The 2018–19 season was Kilmarnock's sixth season in the Premiership, and their 26th consecutive season in the top flight of Scottish football.

Overview
Killie, like the previous season, went on a pre-season training camp in La Manga, Spain. On 13 July 2018, manager Steve Clarke said that Youssouf Mulumbu had left Kilmarnock and wasn't expected to return to the club. A Kilmarnock XI took part in two friendly matches. The first was against East Kilbride on 18 July 2018 in which Daniel Higgins scored the only goal of the game to give Killie a 1–0 win.
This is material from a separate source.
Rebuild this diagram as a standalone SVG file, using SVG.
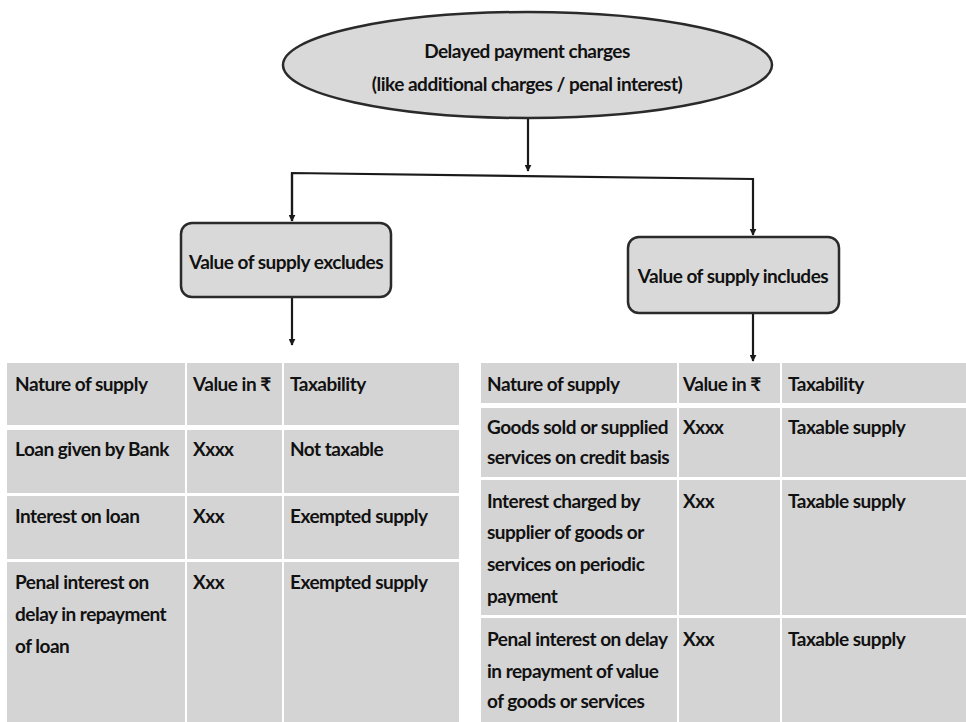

On 22 July 2018, Killie played local junior side Kilwinning Rangers in Ben Lewis's testimonial.

Kilmarnock finished the season in third place - the club's highest league finish since 1966 - and with a record points tally. Eamonn Brophy's 89th-minute penalty secured a 2–1 win over Rangers in the last game of the season to secure third and qualification to the 2019–20 UEFA Europa League.

Kilmarnock were seeded for the group stage draw of the League Cup and were drawn to face Premiership rivals St Mirren along with Dumbarton, Queen's Park and Spartans. In their opening fixture, Kilmarnock drew 0–0 with St Mirren and missed out on the opportunity for a bonus point as they lost 3–2 on penalties. They won their subsequent three matches to finish first in Group H. Killie were eliminated in the second round by Rangers.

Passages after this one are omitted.